Publisher: Simon & Schuster UK
Published: 14th January 2016
Pages: 250 Pages
Inspired by a true story, this is the fictional reimagining of ‘Able Seacat’ Simon’s adventures and heroics in dangerous wartime seas.
Simon is discovered in the Hong Kong docks in 1948 and smuggled on board the H.M.S Amethyst by a British sailor who takes pity on the malnourished kitten. The young cat quickly acclimates to his new water-borne home, establishing himself as the chief rat-catcher in residence while also winning the hearts of the entire crew.

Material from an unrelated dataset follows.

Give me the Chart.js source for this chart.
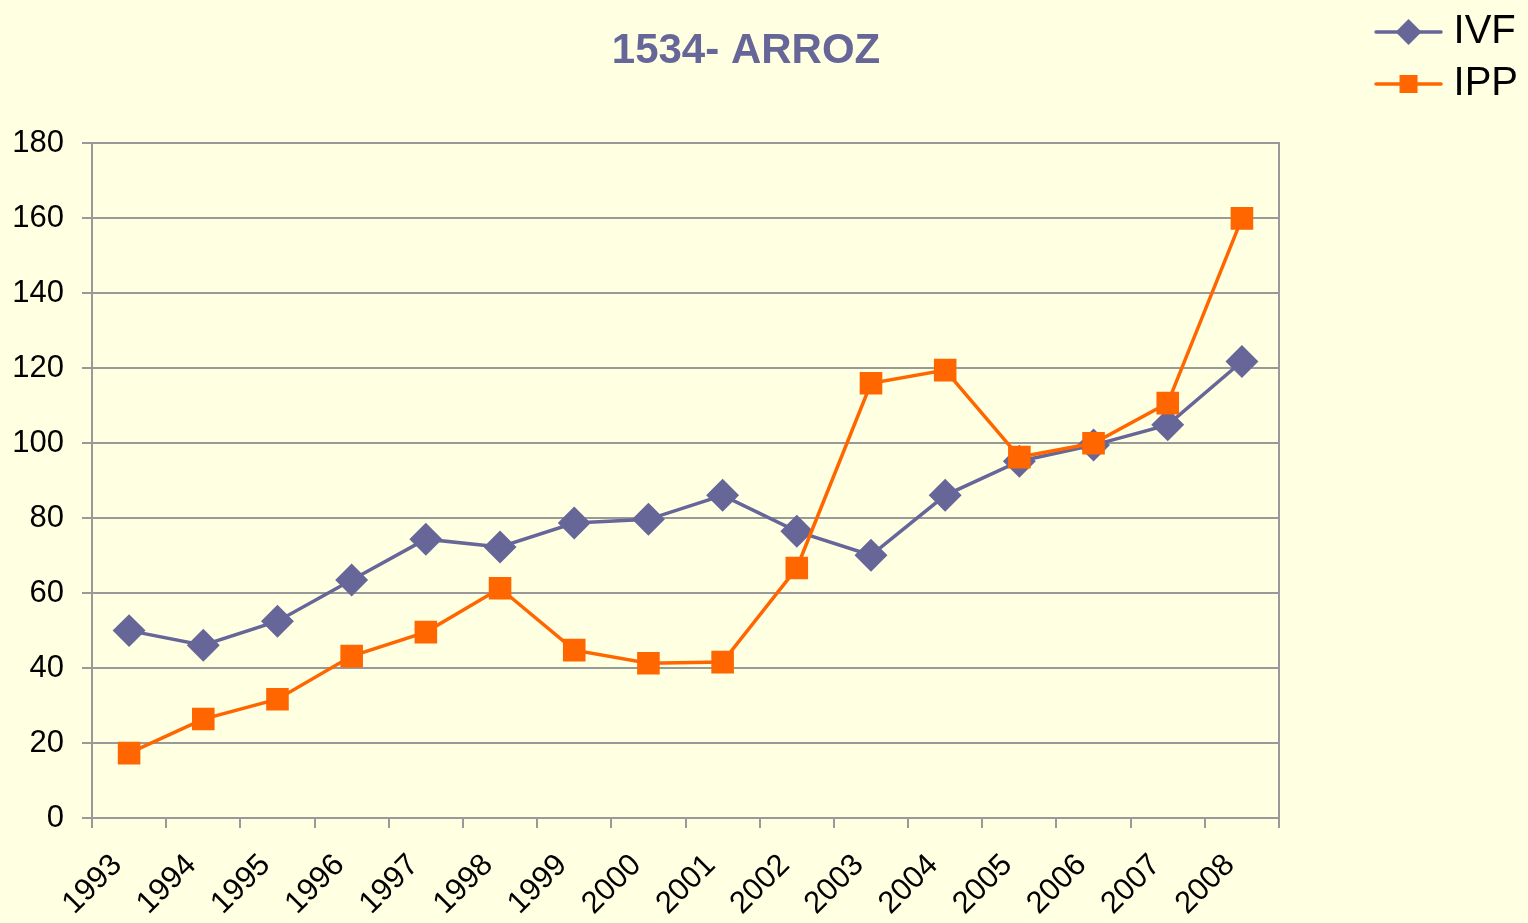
<!DOCTYPE html>
<html>
<head>
<meta charset="utf-8">
<script src="https://cdn.jsdelivr.net/npm/chart.js@4"></script>
<style>
    html, body { margin: 0; padding: 0; background: #FFFFE1; }
    canvas { display: block; }
</style>
</head>
<body>
<canvas id="myChart" width="1528" height="923"></canvas>
<script>
const years = ["1993", "1994", "1995", "1996", "1997", "1998", "1999", "2000",
    "2001", "2002", "2003", "2004", "2005", "2006", "2007", "2008"];
const ivfValues = [50, 46.1, 52.5, 63.5, 74.4, 72.3, 78.7, 79.7, 86.1, 76.5, 70.1, 86.1, 95.2, 99.5, 104.9, 121.8];
const ippValues = [17.3, 26.4, 31.7, 43.2, 49.6, 61.3, 44.8, 41.3, 41.6, 66.7, 116, 119.5, 96.3, 100, 110.7, 160];
const yTicks = [0, 20, 40, 60, 80, 100, 120, 140, 160, 180];

const IVF_COLOR = "#666699";
const IPP_COLOR = "#FF6600";
const GRID_COLOR = "#999999";
const FONT = "'Liberation Sans', Arial, sans-serif";

// Legend symbol: short line with the marker in the middle
function legendSymbol(color, shape) {
    const c = document.createElement("canvas");
    c.width = 69;
    c.height = 30;
    const g = c.getContext("2d");
    g.strokeStyle = color;
    g.lineWidth = 3.5;
    g.lineCap = "round";
    g.beginPath();
    g.moveTo(2, 15);
    g.lineTo(67, 15);
    g.stroke();
    g.fillStyle = color;
    g.beginPath();
    if (shape === "diamond") {
        g.moveTo(34.5, 2);
        g.lineTo(47.5, 15);
        g.lineTo(34.5, 28);
        g.lineTo(21.5, 15);
        g.closePath();
    } else {
        g.rect(25.5, 6, 18, 18);
    }
    g.fill();
    return c;
}

const ivfSymbol = legendSymbol(IVF_COLOR, "diamond");
const ippSymbol = legendSymbol(IPP_COLOR, "square");

const ctx = document.getElementById("myChart");

new Chart(ctx, {
    type: "line",
    data: {
        labels: years,
        datasets: [
            {
                label: "IVF",
                data: ivfValues,
                borderColor: IVF_COLOR,
                backgroundColor: IVF_COLOR,
                borderWidth: 3.5,
                pointStyle: "rectRot",
                pointRadius: 14,
                pointHoverRadius: 14,
                tension: 0,
                order: 1
            },
            {
                label: "IPP",
                data: ippValues,
                borderColor: IPP_COLOR,
                backgroundColor: IPP_COLOR,
                borderWidth: 3.5,
                pointStyle: "rect",
                pointRadius: 13.5,
                pointHoverRadius: 13.5,
                tension: 0,
                order: 0
            }
        ]
    },
    options: {
        responsive: false,
        animation: false,
        layout: {
            padding: { left: -36, right: 0, top: 0, bottom: 0 }
        },
        scales: {
            x: {
                type: "category",
                offset: true,
                grid: {
                    offset: true,
                    drawOnChartArea: false,
                    color: GRID_COLOR,
                    lineWidth: 2,
                    tickLength: 10
                },
                border: { color: GRID_COLOR, width: 2 },
                ticks: {
                    autoSkip: false,
                    maxRotation: 45,
                    minRotation: 45,
                    padding: 19,
                    labelOffset: -12,
                    color: "#000000",
                    font: { family: FONT, size: 31 }
                },
                afterFit: (scale) => { scale.height = 105; }
            },
            y: {
                min: 0,
                max: 180,
                afterBuildTicks: (scale) => {
                    scale.ticks = yTicks.map((v) => ({ value: v }));
                },
                grid: {
                    color: GRID_COLOR,
                    lineWidth: 2,
                    tickLength: 10
                },
                border: { color: GRID_COLOR, width: 2 },
                ticks: {
                    padding: 18,
                    color: "#000000",
                    font: { family: FONT, size: 31 }
                },
                afterFit: (scale) => { scale.width = 128; }
            },
            y2: {
                position: "right",
                min: 0,
                max: 180,
                grid: { display: false },
                ticks: { display: false },
                border: { color: GRID_COLOR, width: 2 },
                afterFit: (scale) => { scale.width = 92.5; }
            }
        },
        plugins: {
            title: {
                display: true,
                text: "1534- ARROZ",
                color: IVF_COLOR,
                font: { family: FONT, size: 42, weight: "bold" },
                padding: { top: 26, bottom: 67 }
            },
            legend: {
                position: "right",
                align: "start",
                labels: {
                    usePointStyle: true,
                    pointStyleWidth: 50,
                    padding: 12,
                    color: "#000000",
                    font: { family: FONT, size: 40 },
                    generateLabels: () => [
                        { text: "IVF", pointStyle: ivfSymbol, datasetIndex: 0, lineWidth: 0, hidden: false },
                        { text: "IPP", pointStyle: ippSymbol, datasetIndex: 1, lineWidth: 0, hidden: false }
                    ]
                }
            },
            tooltip: { enabled: false }
        }
    }
});
</script>
</body>
</html>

Then the Amethyst is ordered to sail up the Yangtze to take over the guarding of the British Embassy, and tragedy strikes as the ship comes under fire from Communist guns. Many of the crew are killed and Simon is among those who are seriously wounded. Luckily, with the help of the ship’s doctor, the brave cat makes a full recovery and is soon spending time with the injured men in the sick bay, purring and keeping their spirits up. News of Simon’s heroism spreads and he becomes famous world-wide – but it is still a long journey back to England for both the crew and the plucky little cat known as ‘Able Seacat Simon’.
I purchased Able Seacat Simon based on cover alone – a very bad mantra to follow, but I am a big fan of cats and thought ‘a story about a cat at sea can’t be bad’ and it wasn’t!
Simon is an orphaned cat from Hong Kong that finds himself on the Amethyst ship, he’s taken on board by a human, a species that Simon is very cautious about.
The story is told entirely through the words of Simon, which I absolutely loved. It’s very rare to read something that is told from the mind of an animal. They can’t communicate by words with humans, but I’m definitely sure they have think the same as we do, or just a little bit different.
There are two main learnings that I took out of the novel:
- the history and feelings of what it is like being on board a ship, and;
- Simon’s feelings regarding his Mother’s death and being injured.
It is evident that Simon loved his Mother and missed her greatly. You are given snippets of her mantra and sayings ‘The time when the humans are all going to sleep. The time when the moon is our friend’. I sometimes forgot that Simon was in fact a cat and just took it that he was a human, but with differences compared to the other sailors. The Ancient Egyptians don’t believe cats are intelligent for nothing!
Essentially, Able Seacat Simon was all about one cats journey of self discovery and rehabilitation after being injured. I fear my review may bring out the madness in me, but honestly, hearing about Simon and his adventures as a cat was brilliant!